### EXERCISE INSTRUCTIONS
Exclude pictures. Extract exactly the lines from the one that contains "What D3.js code" down to the one that contains "const height = chartSize.height", both included.

### DATASET ROWS
begin

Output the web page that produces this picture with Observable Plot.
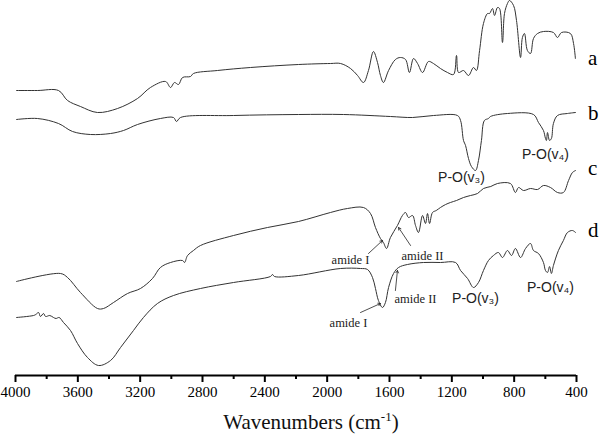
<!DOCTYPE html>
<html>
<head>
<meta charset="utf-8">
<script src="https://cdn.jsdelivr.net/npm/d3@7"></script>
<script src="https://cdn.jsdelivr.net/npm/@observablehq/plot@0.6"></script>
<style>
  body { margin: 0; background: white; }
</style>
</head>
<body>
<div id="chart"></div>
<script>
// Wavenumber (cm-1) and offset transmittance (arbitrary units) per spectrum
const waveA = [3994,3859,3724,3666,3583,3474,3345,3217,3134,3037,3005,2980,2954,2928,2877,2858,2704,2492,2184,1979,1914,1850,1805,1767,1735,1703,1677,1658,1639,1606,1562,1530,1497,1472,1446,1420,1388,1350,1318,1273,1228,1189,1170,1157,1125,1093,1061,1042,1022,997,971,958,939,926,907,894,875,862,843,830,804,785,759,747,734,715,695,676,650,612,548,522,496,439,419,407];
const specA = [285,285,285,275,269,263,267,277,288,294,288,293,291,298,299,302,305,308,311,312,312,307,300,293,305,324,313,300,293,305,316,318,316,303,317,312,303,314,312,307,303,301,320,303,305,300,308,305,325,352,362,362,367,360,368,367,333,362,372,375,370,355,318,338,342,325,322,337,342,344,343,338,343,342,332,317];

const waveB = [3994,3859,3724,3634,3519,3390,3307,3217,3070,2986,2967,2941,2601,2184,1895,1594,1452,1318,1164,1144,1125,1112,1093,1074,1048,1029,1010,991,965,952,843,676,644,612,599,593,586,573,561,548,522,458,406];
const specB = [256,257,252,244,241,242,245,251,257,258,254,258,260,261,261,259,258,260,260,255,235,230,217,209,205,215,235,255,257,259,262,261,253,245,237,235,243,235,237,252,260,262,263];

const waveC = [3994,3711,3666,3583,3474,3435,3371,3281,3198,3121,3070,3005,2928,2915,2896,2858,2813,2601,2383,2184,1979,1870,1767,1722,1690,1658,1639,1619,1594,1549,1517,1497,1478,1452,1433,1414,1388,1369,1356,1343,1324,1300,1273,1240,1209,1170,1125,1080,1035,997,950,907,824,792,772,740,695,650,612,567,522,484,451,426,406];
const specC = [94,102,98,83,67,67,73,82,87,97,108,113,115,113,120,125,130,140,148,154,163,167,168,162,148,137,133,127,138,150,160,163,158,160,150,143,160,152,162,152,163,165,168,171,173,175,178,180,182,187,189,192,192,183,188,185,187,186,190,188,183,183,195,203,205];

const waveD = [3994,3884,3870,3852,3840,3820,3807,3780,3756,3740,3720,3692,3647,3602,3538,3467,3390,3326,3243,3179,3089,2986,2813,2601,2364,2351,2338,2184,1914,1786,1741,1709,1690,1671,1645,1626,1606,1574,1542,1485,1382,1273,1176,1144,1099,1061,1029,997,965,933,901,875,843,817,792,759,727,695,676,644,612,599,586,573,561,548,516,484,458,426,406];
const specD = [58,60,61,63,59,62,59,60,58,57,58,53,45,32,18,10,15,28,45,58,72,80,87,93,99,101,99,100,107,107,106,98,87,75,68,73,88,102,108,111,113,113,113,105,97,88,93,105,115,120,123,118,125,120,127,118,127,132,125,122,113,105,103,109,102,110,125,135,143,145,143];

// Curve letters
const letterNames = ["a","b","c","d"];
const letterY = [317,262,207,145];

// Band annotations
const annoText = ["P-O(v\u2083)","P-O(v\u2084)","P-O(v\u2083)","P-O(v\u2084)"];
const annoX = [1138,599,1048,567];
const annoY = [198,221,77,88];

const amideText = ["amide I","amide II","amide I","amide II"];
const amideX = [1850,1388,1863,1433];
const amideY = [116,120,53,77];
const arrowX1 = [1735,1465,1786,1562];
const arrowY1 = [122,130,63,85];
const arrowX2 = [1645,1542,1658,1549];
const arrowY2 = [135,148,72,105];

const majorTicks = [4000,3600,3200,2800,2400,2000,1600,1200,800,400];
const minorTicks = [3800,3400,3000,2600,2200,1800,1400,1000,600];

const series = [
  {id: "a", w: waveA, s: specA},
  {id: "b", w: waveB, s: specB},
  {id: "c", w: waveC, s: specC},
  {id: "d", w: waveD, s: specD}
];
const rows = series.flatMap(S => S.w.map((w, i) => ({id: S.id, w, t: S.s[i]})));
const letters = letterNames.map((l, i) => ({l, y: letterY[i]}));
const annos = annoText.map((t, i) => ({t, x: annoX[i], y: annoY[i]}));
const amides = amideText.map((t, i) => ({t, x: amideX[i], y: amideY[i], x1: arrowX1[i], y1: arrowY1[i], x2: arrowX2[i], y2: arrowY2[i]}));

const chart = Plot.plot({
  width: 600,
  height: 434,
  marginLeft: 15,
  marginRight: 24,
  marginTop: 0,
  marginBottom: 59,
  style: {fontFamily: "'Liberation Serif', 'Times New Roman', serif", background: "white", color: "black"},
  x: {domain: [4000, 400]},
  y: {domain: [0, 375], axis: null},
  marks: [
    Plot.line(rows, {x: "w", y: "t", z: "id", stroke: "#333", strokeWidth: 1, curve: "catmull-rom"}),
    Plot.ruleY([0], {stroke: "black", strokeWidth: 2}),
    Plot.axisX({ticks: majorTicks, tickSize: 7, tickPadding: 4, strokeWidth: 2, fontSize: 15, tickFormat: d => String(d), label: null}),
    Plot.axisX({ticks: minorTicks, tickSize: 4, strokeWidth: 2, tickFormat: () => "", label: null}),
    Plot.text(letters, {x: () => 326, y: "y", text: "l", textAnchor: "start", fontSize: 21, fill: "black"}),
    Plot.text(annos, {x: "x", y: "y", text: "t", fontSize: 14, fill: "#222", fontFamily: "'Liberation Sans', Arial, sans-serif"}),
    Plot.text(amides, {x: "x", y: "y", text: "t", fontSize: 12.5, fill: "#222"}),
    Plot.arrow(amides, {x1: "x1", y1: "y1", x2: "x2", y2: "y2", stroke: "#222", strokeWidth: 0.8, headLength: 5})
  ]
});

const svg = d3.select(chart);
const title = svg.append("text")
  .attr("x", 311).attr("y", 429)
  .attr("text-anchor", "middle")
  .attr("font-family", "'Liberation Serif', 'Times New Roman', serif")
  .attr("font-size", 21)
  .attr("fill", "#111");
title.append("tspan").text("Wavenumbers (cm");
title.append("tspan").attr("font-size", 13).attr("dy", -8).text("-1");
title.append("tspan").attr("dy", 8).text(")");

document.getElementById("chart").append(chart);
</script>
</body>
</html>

end
begin

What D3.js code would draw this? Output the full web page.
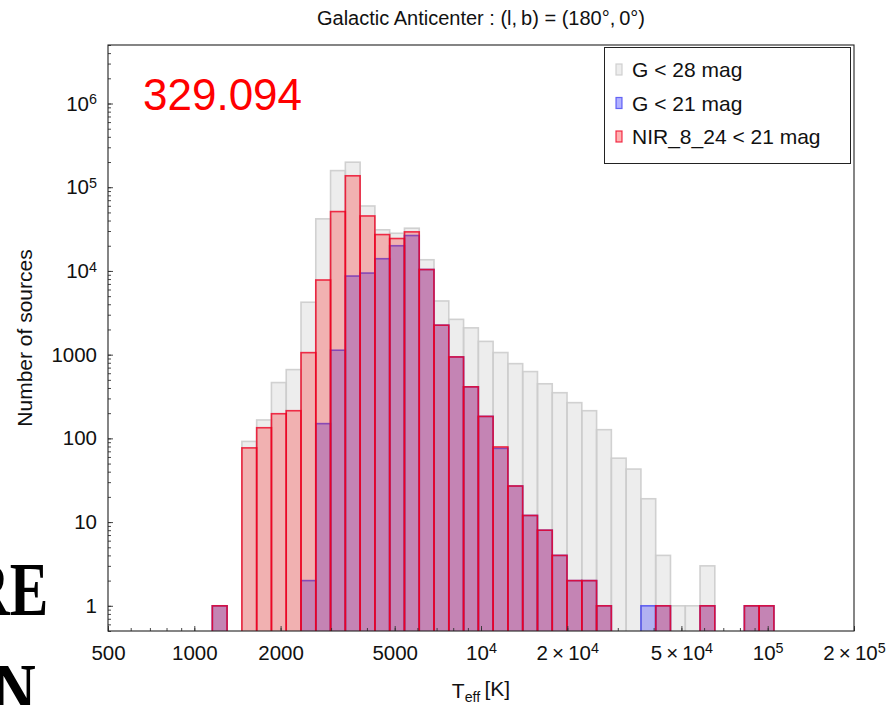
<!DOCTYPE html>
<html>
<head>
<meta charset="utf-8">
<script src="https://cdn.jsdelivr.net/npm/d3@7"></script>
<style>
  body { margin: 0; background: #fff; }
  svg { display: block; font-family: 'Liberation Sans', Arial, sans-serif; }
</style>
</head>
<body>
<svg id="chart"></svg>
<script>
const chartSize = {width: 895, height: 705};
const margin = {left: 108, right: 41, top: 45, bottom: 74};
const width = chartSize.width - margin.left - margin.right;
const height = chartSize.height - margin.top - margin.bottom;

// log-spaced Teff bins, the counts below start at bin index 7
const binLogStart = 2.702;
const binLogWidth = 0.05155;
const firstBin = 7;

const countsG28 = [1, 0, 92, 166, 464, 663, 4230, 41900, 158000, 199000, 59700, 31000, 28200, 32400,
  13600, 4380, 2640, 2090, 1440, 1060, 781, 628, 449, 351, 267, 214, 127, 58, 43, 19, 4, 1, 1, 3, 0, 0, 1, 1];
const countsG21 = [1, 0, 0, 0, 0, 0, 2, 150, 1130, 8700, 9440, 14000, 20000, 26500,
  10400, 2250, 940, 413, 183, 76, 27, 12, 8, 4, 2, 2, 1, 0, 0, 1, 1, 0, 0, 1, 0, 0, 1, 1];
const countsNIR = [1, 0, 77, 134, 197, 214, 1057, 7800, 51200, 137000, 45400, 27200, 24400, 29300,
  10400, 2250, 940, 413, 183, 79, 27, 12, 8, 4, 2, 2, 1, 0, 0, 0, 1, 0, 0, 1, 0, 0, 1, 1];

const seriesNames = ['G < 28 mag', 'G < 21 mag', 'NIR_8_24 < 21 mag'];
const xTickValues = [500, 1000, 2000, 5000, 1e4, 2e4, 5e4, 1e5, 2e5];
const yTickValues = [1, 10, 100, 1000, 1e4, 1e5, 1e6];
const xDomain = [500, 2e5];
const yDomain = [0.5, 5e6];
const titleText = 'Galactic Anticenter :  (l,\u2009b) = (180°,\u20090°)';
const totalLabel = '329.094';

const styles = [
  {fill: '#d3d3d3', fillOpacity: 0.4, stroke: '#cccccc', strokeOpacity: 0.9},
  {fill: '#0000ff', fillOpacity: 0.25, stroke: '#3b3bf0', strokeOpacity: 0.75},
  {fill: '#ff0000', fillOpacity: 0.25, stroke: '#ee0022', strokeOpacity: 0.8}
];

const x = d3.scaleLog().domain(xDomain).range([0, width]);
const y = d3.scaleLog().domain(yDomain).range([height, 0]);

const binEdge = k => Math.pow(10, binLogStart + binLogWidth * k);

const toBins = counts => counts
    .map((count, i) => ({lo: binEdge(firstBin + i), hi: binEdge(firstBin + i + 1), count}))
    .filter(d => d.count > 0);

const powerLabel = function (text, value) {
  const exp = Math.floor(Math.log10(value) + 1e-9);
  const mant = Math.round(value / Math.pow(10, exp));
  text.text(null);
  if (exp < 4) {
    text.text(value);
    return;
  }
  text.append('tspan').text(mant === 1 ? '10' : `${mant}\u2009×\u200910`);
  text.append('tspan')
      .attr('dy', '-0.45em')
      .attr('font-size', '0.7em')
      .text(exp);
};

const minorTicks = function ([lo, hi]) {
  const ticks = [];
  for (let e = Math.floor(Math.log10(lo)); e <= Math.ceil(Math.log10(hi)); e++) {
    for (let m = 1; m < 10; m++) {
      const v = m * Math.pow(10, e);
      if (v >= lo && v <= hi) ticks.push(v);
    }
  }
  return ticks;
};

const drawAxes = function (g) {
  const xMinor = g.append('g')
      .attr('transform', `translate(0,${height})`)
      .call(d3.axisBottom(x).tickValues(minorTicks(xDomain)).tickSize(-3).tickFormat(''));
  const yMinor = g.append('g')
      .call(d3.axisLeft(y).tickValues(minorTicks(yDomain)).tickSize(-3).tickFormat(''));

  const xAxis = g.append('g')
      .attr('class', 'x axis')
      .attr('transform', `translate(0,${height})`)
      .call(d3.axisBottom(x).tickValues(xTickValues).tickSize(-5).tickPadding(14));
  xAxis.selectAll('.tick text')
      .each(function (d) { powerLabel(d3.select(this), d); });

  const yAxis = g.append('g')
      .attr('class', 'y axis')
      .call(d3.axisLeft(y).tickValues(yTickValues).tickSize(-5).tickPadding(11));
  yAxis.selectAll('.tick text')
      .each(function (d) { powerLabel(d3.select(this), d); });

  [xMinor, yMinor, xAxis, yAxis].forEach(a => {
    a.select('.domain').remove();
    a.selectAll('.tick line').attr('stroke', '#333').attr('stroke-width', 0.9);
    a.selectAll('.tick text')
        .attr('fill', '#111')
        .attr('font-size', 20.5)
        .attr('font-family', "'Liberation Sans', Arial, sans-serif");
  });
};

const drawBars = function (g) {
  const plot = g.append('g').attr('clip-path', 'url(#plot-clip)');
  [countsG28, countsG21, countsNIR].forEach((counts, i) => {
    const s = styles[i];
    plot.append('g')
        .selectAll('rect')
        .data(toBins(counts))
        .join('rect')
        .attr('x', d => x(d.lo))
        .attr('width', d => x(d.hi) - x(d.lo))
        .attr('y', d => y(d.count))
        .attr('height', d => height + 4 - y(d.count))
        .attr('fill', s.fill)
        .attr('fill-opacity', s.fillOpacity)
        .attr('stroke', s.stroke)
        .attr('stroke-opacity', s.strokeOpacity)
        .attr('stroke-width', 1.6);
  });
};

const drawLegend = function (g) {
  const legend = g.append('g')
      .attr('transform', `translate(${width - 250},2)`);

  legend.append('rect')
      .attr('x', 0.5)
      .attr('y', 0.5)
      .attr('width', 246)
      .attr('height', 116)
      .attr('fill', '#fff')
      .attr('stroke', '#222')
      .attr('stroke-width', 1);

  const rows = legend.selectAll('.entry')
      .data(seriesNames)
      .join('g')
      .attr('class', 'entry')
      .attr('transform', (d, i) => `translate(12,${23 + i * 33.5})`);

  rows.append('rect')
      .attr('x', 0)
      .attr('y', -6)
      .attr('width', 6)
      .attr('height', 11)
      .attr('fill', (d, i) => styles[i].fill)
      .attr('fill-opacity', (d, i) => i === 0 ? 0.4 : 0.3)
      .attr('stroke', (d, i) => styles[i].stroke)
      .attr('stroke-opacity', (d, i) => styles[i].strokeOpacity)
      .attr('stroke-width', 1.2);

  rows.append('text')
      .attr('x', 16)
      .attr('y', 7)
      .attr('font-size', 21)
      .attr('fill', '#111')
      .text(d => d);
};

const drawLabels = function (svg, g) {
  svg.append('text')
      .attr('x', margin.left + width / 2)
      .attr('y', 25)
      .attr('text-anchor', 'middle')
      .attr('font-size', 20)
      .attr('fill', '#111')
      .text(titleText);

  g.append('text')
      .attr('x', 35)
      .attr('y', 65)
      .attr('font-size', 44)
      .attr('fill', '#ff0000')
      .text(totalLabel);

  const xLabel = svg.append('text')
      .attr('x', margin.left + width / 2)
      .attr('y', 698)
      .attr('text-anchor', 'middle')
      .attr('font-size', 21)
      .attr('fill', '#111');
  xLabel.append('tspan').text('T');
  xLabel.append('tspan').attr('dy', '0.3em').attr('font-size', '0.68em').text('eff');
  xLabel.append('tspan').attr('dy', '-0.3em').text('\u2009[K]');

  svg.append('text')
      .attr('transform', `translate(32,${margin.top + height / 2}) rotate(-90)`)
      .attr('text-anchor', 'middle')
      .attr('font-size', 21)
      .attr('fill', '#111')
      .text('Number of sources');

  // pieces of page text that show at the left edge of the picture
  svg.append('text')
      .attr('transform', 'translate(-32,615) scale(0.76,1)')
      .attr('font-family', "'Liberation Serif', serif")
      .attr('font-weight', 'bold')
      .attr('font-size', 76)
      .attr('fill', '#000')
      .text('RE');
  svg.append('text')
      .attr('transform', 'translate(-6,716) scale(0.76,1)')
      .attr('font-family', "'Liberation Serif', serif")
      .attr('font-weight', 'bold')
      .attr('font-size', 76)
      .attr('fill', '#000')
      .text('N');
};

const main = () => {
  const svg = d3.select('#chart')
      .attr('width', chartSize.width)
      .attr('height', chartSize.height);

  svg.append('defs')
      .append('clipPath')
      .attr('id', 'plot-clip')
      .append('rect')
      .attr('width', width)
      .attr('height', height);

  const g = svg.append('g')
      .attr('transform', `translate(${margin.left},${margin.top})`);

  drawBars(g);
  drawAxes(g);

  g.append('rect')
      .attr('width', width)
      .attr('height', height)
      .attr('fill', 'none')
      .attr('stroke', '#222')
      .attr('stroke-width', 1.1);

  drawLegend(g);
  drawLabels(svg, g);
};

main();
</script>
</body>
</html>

end
begin

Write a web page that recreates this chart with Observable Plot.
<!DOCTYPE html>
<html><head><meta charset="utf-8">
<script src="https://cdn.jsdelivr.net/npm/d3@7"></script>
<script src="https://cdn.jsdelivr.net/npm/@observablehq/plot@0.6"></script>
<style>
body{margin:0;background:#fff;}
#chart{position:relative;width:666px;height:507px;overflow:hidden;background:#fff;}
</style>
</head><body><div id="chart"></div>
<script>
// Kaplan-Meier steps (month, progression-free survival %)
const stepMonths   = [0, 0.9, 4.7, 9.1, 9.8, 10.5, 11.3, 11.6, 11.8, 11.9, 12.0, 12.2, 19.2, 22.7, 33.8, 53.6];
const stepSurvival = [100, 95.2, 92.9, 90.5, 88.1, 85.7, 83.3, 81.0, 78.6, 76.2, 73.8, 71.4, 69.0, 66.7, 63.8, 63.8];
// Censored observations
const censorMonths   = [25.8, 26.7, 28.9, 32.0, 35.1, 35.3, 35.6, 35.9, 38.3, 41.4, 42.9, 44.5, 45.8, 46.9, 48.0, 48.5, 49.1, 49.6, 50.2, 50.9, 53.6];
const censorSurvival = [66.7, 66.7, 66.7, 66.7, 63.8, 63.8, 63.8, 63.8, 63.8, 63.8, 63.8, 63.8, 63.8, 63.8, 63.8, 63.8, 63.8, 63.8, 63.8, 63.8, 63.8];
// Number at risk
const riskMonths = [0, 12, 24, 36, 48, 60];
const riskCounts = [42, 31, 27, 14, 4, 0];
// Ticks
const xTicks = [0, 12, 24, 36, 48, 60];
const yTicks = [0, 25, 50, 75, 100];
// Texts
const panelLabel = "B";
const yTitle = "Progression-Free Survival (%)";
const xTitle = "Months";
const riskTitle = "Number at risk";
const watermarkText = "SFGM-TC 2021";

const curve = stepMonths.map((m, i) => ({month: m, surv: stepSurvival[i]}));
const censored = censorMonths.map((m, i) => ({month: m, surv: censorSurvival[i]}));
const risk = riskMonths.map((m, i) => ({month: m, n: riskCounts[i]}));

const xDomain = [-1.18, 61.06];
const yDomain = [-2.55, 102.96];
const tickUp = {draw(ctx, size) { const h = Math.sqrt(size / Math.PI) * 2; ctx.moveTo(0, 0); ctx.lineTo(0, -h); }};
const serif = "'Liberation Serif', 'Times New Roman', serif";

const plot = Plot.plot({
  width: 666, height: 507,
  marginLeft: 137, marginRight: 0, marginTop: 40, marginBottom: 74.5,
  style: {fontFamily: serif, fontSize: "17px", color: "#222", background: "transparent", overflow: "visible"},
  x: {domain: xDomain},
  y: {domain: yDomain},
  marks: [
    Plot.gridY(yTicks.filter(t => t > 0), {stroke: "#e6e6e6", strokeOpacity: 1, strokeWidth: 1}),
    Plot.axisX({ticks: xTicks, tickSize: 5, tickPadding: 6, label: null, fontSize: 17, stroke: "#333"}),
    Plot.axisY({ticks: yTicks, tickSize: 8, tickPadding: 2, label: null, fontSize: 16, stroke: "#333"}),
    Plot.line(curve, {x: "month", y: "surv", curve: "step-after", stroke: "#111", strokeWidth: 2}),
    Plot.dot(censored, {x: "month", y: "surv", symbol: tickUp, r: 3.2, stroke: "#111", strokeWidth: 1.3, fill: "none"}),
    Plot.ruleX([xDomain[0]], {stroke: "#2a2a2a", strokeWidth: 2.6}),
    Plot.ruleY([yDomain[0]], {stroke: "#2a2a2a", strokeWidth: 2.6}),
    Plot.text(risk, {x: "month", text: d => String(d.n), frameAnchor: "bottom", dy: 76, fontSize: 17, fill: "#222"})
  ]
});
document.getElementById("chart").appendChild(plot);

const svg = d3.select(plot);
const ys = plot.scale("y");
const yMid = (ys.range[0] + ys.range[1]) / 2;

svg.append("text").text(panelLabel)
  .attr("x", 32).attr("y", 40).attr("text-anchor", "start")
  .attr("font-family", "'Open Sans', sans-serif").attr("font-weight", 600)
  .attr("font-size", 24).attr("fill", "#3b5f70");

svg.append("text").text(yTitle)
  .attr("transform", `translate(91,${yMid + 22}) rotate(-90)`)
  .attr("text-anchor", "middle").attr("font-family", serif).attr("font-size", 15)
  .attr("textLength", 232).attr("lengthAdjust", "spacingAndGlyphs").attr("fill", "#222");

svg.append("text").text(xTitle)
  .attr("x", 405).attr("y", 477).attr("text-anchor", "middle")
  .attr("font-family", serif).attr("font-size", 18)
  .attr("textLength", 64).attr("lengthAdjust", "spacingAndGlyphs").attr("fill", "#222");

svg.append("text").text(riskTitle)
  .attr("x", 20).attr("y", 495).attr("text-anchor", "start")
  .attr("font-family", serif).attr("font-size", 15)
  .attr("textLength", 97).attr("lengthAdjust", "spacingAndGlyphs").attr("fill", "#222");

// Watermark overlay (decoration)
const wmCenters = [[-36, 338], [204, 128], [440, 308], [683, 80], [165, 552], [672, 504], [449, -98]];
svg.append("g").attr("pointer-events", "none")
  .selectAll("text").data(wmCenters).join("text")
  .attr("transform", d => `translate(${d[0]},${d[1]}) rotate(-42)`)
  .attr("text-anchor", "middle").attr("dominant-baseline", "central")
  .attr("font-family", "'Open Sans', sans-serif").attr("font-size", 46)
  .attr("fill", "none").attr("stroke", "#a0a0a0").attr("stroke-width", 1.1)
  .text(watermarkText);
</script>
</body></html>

end

### RESULT
What D3.js code would draw this? Output the full web page.
<!DOCTYPE html>
<html>
<head>
<meta charset="utf-8">
<script src="https://cdn.jsdelivr.net/npm/d3@7"></script>
<style>
  body { margin: 0; background: #fff; }
  svg { display: block; font-family: 'Liberation Sans', Arial, sans-serif; }
</style>
</head>
<body>
<svg id="chart"></svg>
<script>
const chartSize = {width: 895, height: 705};
const margin = {left: 108, right: 41, top: 45, bottom: 74};
const width = chartSize.width - margin.left - margin.right;
const height = chartSize.height - margin.top - margin.bottom;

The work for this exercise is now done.